An interesting blog, by DotEarth, explains Digital Green’s adoption of similar methods to spread the word.

This got me thinking about a recent project. A large, global engineering company needed employee training on the range of products that they offer. They didn’t have an existing database of knowledge about the products that was easily accessible, and what information that was available was highly technical.

The knowledge base for the company also rested in the head’s of top employees. Faced with imminent retirement and an increasingly global workforce, the challenge was to find a way to institutionalize the existing knowledge while at the same time allowing easy access to this knowledge.

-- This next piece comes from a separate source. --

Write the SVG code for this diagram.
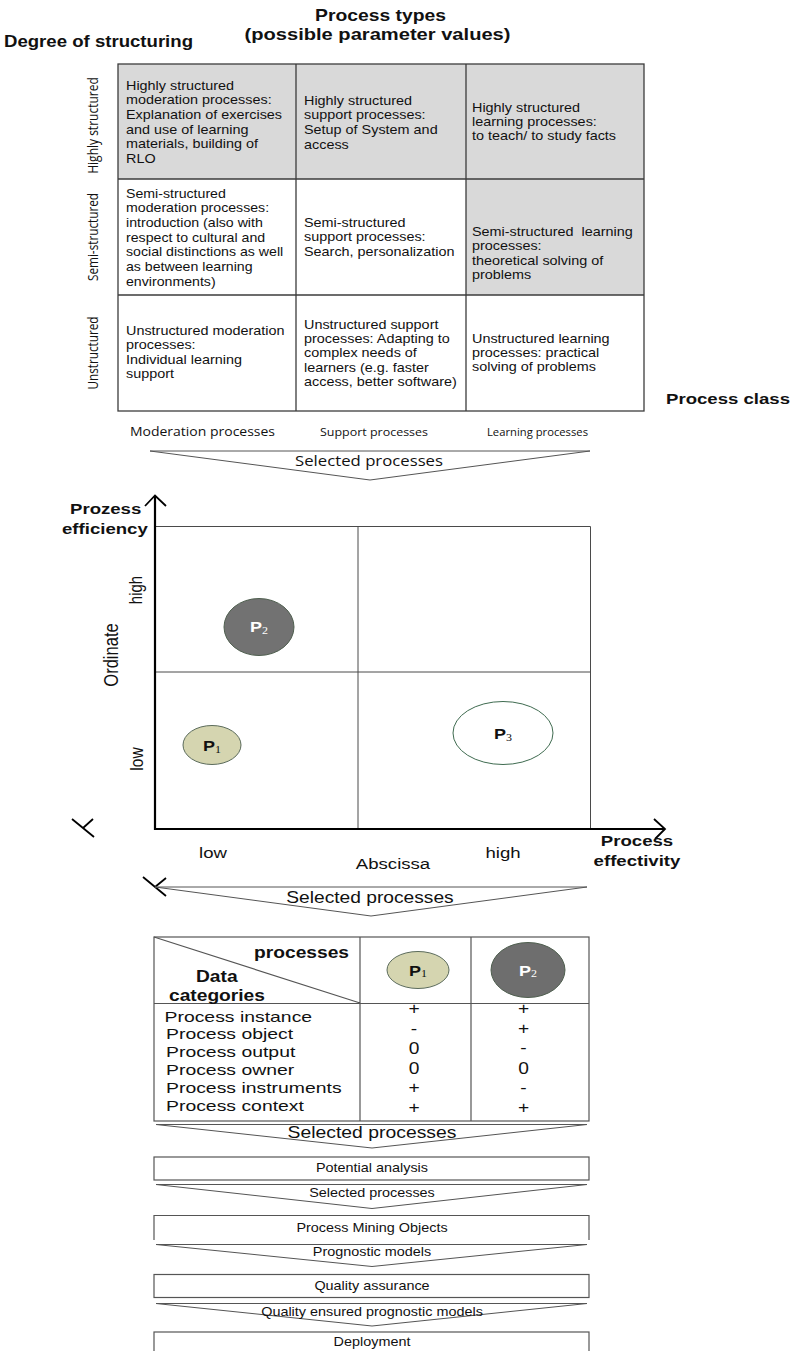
<svg xmlns="http://www.w3.org/2000/svg" width="798" height="1351" viewBox="0 0 798 1351">
<style>
text{font-family:"Liberation Sans",Arial,sans-serif;fill:#111}
.b{font-weight:bold}
.cal{font-family:"Open Sans","Liberation Sans",sans-serif}
.cell{font-size:12px}
.mid{text-anchor:middle}
.end{text-anchor:end}
.grid{fill:none;stroke:#3c3c3c;stroke-width:1.3}
.shade{fill:#d9d9d9}
.plain{fill:#fff}
.thin{fill:none;stroke:#4a4a4a;stroke-width:1}
.axis{fill:none;stroke:#000;stroke-width:2.2}
.mark{fill:none;stroke:#000;stroke-width:1.8}
.chev{fill:#fff;stroke:#555;stroke-width:1}
.box{fill:#fff;stroke:#555;stroke-width:1.2}
.sub{font-family:"Liberation Serif",serif;font-weight:normal;font-size:10px}
.lbl{font-size:15.4px}
.val{font-size:16px}
.step{font-size:12px}
</style>

<!-- headings -->
<g id="headings">
  <text class="b mid" x="380.5" y="21" font-size="17" textLength="131" lengthAdjust="spacingAndGlyphs">Process types</text>
  <text class="b mid" x="377.5" y="40" font-size="17" textLength="266" lengthAdjust="spacingAndGlyphs">(possible parameter values)</text>
  <text class="b" x="4" y="47" font-size="17" textLength="189" lengthAdjust="spacingAndGlyphs">Degree of structuring</text>
  <text class="b" x="666" y="404" font-size="15.5" textLength="124" lengthAdjust="spacingAndGlyphs">Process class</text>
</g>

<!-- process type matrix -->
<g id="matrix">
  <g id="cell-hs-moderation">
    <rect class="shade" x="118" y="64" width="178" height="115"/>
    <text class="cell" transform="translate(126 89.5) scale(1.2 1)"><tspan x="0" y="0">Highly structured</tspan><tspan x="0" dy="14.7">moderation processes:</tspan><tspan x="0" dy="14.7">Explanation of exercises</tspan><tspan x="0" dy="14.7">and use of learning</tspan><tspan x="0" dy="14.7">materials, building of</tspan><tspan x="0" dy="14.7">RLO</tspan></text>
  </g>
  <g id="cell-hs-support">
    <rect class="shade" x="296" y="64" width="170" height="115"/>
    <text class="cell" transform="translate(304 104.5) scale(1.2 1)"><tspan x="0" y="0">Highly structured</tspan><tspan x="0" dy="14.7">support processes:</tspan><tspan x="0" dy="14.7">Setup of System and</tspan><tspan x="0" dy="14.7">access</tspan></text>
  </g>
  <g id="cell-hs-learning">
    <rect class="shade" x="466" y="64" width="178" height="115"/>
    <text class="cell" transform="translate(472 111.5) scale(1.2 1)"><tspan x="0" y="0">Highly structured</tspan><tspan x="0" dy="14.5">learning processes:</tspan><tspan x="0" dy="14.5">to teach/ to study facts</tspan></text>
  </g>
  <g id="cell-ss-moderation">
    <rect class="plain" x="118" y="179" width="178" height="116"/>
    <text class="cell" transform="translate(126 197.5) scale(1.18 1)"><tspan x="0" y="0">Semi-structured</tspan><tspan x="0" dy="14.7">moderation processes:</tspan><tspan x="0" dy="14.7">introduction (also with</tspan><tspan x="0" dy="14.7">respect to cultural and</tspan><tspan x="0" dy="14.7">social distinctions as well</tspan><tspan x="0" dy="14.7">as between learning</tspan><tspan x="0" dy="14.7">environments)</tspan></text>
  </g>
  <g id="cell-ss-support">
    <rect class="plain" x="296" y="179" width="170" height="116"/>
    <text class="cell" transform="translate(304 226.5) scale(1.2 1)"><tspan x="0" y="0">Semi-structured</tspan><tspan x="0" dy="14.8">support processes:</tspan><tspan x="0" dy="14.8">Search, personalization</tspan></text>
  </g>
  <g id="cell-ss-learning">
    <rect class="shade" x="466" y="179" width="178" height="116"/>
    <text class="cell" transform="translate(472 236) scale(1.2 1)"><tspan x="0" y="0">Semi-structured&#160; learning</tspan><tspan x="0" dy="14.3">processes:</tspan><tspan x="0" dy="14.3">theoretical solving of</tspan><tspan x="0" dy="14.3">problems</tspan></text>
  </g>
  <g id="cell-us-moderation">
    <rect class="plain" x="118" y="295" width="178" height="116"/>
    <text class="cell" transform="translate(126 335) scale(1.2 1)"><tspan x="0" y="0">Unstructured moderation</tspan><tspan x="0" dy="14.5">processes:</tspan><tspan x="0" dy="14.5">Individual learning</tspan><tspan x="0" dy="14.5">support</tspan></text>
  </g>
  <g id="cell-us-support">
    <rect class="plain" x="296" y="295" width="170" height="116"/>
    <text class="cell" transform="translate(304 328.5) scale(1.2 1)"><tspan x="0" y="0">Unstructured support</tspan><tspan x="0" dy="14.4">processes: Adapting to</tspan><tspan x="0" dy="14.4">complex needs of</tspan><tspan x="0" dy="14.4">learners (e.g. faster</tspan><tspan x="0" dy="14.4">access, better software)</tspan></text>
  </g>
  <g id="cell-us-learning">
    <rect class="plain" x="466" y="295" width="178" height="116"/>
    <text class="cell" transform="translate(472 342.5) scale(1.2 1)"><tspan x="0" y="0">Unstructured learning</tspan><tspan x="0" dy="14.5">processes: practical</tspan><tspan x="0" dy="14.5">solving of problems</tspan></text>
  </g>
  <g id="matrix-lines">
    <rect class="grid" x="118" y="64" width="526" height="347"/>
    <path class="grid" d="M296 64V411M466 64V411M118 179H644M118 295H644"/>
  </g>
  <g id="row-labels">
    <text class="cal mid" font-size="12" transform="translate(98 125.5) scale(1.2 1) rotate(-90)">Highly structured</text>
    <text class="cal mid" font-size="12" transform="translate(98 237) scale(1.2 1) rotate(-90)" textLength="88" lengthAdjust="spacingAndGlyphs">Semi-structured</text>
    <text class="cal mid" font-size="12" transform="translate(98 353) scale(1.2 1) rotate(-90)" textLength="73" lengthAdjust="spacingAndGlyphs">Unstructured</text>
  </g>
  <g id="column-labels">
    <text class="cal mid" x="202.5" y="436" font-size="11.8" textLength="145" lengthAdjust="spacingAndGlyphs">Moderation processes</text>
    <text class="cal mid" x="374" y="436" font-size="10.8" textLength="108" lengthAdjust="spacingAndGlyphs">Support processes</text>
    <text class="cal mid" x="537.5" y="436" font-size="10.8" textLength="101" lengthAdjust="spacingAndGlyphs">Learning processes</text>
  </g>
</g>

<!-- portfolio chart -->
<g id="chart">
  <g id="chart-grid">
    <path class="thin" d="M155 526.5H590.5V829M358 526.5V829M155 672H590.5"/>
  </g>
  <g id="chart-axes">
    <path class="axis" d="M155 496V829H665"/>
    <path class="mark" d="M145 506L155 495.5L166 506"/>
    <path class="mark" d="M654 819L665 829L655 839"/>
  </g>
  <g id="axis-labels">
    <text class="b" transform="translate(70 514) scale(1.2 1)" font-size="15.5">Prozess</text>
    <text class="b" transform="translate(62 534) scale(1.2 1)" font-size="15.5">efficiency</text>
    <text class="mid" font-size="15" transform="translate(142 590) scale(1.2 1) rotate(-90)">high</text>
    <text class="mid" font-size="16.5" transform="translate(118 655) scale(1.2 1) rotate(-90)">Ordinate</text>
    <text class="mid" font-size="15.5" transform="translate(143 759) scale(1.2 1) rotate(-90)">low</text>
    <text class="mid" font-size="15.5" transform="translate(213 857.5) scale(1.2 1)">low</text>
    <text class="mid" font-size="15.5" transform="translate(393 869) scale(1.2 1)">Abscissa</text>
    <text class="mid" font-size="15.5" transform="translate(503 857.5) scale(1.2 1)">high</text>
    <text class="b mid" font-size="15.5" transform="translate(637 846) scale(1.2 1)">Process</text>
    <text class="b mid" font-size="15.5" transform="translate(637 866) scale(1.2 1)">effectivity</text>
  </g>
  <g id="node-p2">
    <ellipse cx="259" cy="627" rx="35" ry="28.5" fill="#727272" stroke="#4f5f4f" stroke-width="1"/>
    <text class="b mid" font-size="15" fill="#fff" transform="translate(259 632) scale(1.2 1)" style="fill:#fff">P<tspan class="sub" dy="2" style="fill:#fff">2</tspan></text>
  </g>
  <g id="node-p1">
    <ellipse cx="212" cy="745" rx="29" ry="19.5" fill="#d5d5b0" stroke="#5b6b5b" stroke-width="1"/>
    <text class="b mid" font-size="15" transform="translate(212 751) scale(1.2 1)">P<tspan class="sub" dy="2">1</tspan></text>
  </g>
  <g id="node-p3">
    <ellipse cx="503" cy="733" rx="50" ry="31.5" fill="#fff" stroke="#3f6b50" stroke-width="1"/>
    <text class="b mid" font-size="15" transform="translate(503 738.5) scale(1.2 1)">P<tspan class="sub" dy="2">3</tspan></text>
  </g>
  <g id="stray-marks">
    <path class="mark" d="M72 819L94 837M83 828L93 819"/>
    <path class="mark" d="M143 877L166 896M155 887L166 878"/>
  </g>
</g>

<!-- flow connectors -->
<g id="connectors">
  <g id="flow-1">
    <polygon class="chev" points="150,451 590,451 370,480"/>
    <text class="cal mid" x="369" y="465.5" font-size="14" textLength="148" lengthAdjust="spacingAndGlyphs">Selected processes</text>
  </g>
  <g id="flow-2">
    <polygon class="chev" points="155,887 587,887 371,916"/>
    <text class="mid val" transform="translate(370 902.5) scale(1.2 1)">Selected processes</text>
  </g>
  <g id="flow-3">
    <polygon class="chev" points="156,1124.5 587,1124.5 372,1148"/>
    <text class="mid val" transform="translate(372 1137.5) scale(1.21 1)">Selected processes</text>
  </g>
  <g id="flow-4">
    <polygon class="chev" points="156,1184.5 587,1184.5 372,1208.5"/>
    <text class="mid step" transform="translate(372 1196.5) scale(1.2 1)">Selected processes</text>
  </g>
  <g id="flow-5">
    <polygon class="chev" points="156,1244.5 587,1244.5 372,1266.5"/>
    <text class="mid step" transform="translate(372 1255.5) scale(1.2 1)">Prognostic models</text>
  </g>
  <g id="flow-6">
    <polygon class="chev" points="156,1303.5 587,1303.5 372,1326"/>
    <text class="mid step" transform="translate(372 1315.5) scale(1.2 1)">Quality ensured prognostic models</text>
  </g>
</g>

<!-- data category table -->
<g id="data-table">
  <rect class="box" x="154" y="937" width="435" height="184"/>
  <path class="box" d="M154 1003.5H589M360 937V1121M471 937V1121M154 937L360 1003"/>
  <text class="b end" font-size="16" transform="translate(349 958) scale(1.2 1)">processes</text>
  <text class="b" font-size="16" transform="translate(196 982) scale(1.2 1)">Data</text>
  <text class="b" font-size="16" transform="translate(169 1001) scale(1.2 1)">categories</text>
  <g id="table-p1">
    <ellipse cx="418" cy="970" rx="31" ry="18.5" fill="#d5d5b0" stroke="#5b6b5b" stroke-width="1"/>
    <text class="b mid" font-size="15" transform="translate(418 975.5) scale(1.2 1)">P<tspan class="sub" dy="1">1</tspan></text>
  </g>
  <g id="table-p2">
    <ellipse cx="528" cy="970" rx="37" ry="27.5" fill="#6e6e6e" stroke="#4f5f4f" stroke-width="1"/>
    <text class="b mid" font-size="15" transform="translate(528 976) scale(1.2 1)" style="fill:#fff">P<tspan class="sub" dy="1" style="fill:#fff">2</tspan></text>
  </g>
  <g id="table-rows">
    <text class="lbl" transform="translate(164.5 1021.7) scale(1.26 1)">Process instance</text>
    <text class="lbl" transform="translate(166 1039.3) scale(1.26 1)">Process object</text>
    <text class="lbl" transform="translate(166 1057.3) scale(1.26 1)">Process output</text>
    <text class="lbl" transform="translate(166 1075.3) scale(1.26 1)">Process owner</text>
    <text class="lbl" transform="translate(166 1093) scale(1.26 1)">Process instruments</text>
    <text class="lbl" transform="translate(166 1110.7) scale(1.26 1)">Process context</text>
  </g>
  <g id="table-values">
    <text class="mid val" transform="translate(414 1013.5) scale(1.2 1)">+</text>
    <text class="mid val" transform="translate(414 1034) scale(1.2 1)">-</text>
    <text class="mid val" transform="translate(414 1054) scale(1.2 1)">0</text>
    <text class="mid val" transform="translate(414 1074) scale(1.2 1)">0</text>
    <text class="mid val" transform="translate(414 1092.5) scale(1.2 1)">+</text>
    <text class="mid val" transform="translate(414 1112.5) scale(1.2 1)">+</text>
    <text class="mid val" transform="translate(523.5 1013.5) scale(1.2 1)">+</text>
    <text class="mid val" transform="translate(523.5 1033.5) scale(1.2 1)">+</text>
    <text class="mid val" transform="translate(523.5 1053) scale(1.2 1)">-</text>
    <text class="mid val" transform="translate(523.5 1074) scale(1.2 1)">0</text>
    <text class="mid val" transform="translate(523.5 1092.5) scale(1.2 1)">-</text>
    <text class="mid val" transform="translate(523.5 1112.5) scale(1.2 1)">+</text>
  </g>
</g>

<!-- pipeline steps -->
<g id="step-potential-analysis">
  <rect class="box" x="154" y="1157" width="435" height="23"/>
  <text class="mid step" transform="translate(372 1171.5) scale(1.2 1)">Potential analysis</text>
</g>
<g id="step-process-mining-objects">
  <path class="box" d="M154 1240V1215.5H589V1240"/>
  <text class="mid step" transform="translate(372 1231.5) scale(1.2 1)">Process Mining Objects</text>
</g>
<g id="step-quality-assurance">
  <rect class="box" x="154" y="1274.5" width="435" height="23"/>
  <text class="mid step" transform="translate(372 1289.5) scale(1.2 1)">Quality assurance</text>
</g>
<g id="step-deployment">
  <rect class="box" x="154" y="1332" width="435" height="30"/>
  <text class="mid step" transform="translate(372 1346) scale(1.2 1)">Deployment</text>
</g>
</svg>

Seeing the effectiveness of the use of short, homegrown videos, such as used by Digital Green, suggested a simple solution: have the experienced technologists and sales personnel produce short videos explaining product knowledge training segments and upload them to a corporate training social website. Employees could go out into the field, shoot video of equipment in action, explain how products functions or have malfunctioned, come back to the office, edit the video and post it on the video site.

Instantly the entire global force could access this information, comment on it, and produce additional videos or add links to other resources. The company builds a database of technical and sales knowledge without having to invest in a large endeavor to organize and publish existing databases. At the same time, the experience in the company doesn’t get lost when an employee leaves or retires. A bonus, those employees who have retired can continue to contribute to the corporate training by commenting, producing and editing videos.

The technological investment is minimal, and consists mostly in providing the infrastructure for posting videos. The technologists and sales force all have smart phones, so they could shoot videos from handheld technology. Editing software is widely available. The expense of on-the-spot videos is low but the impact is high. A wise investment in social media that helps institutionalize corporate knowledge.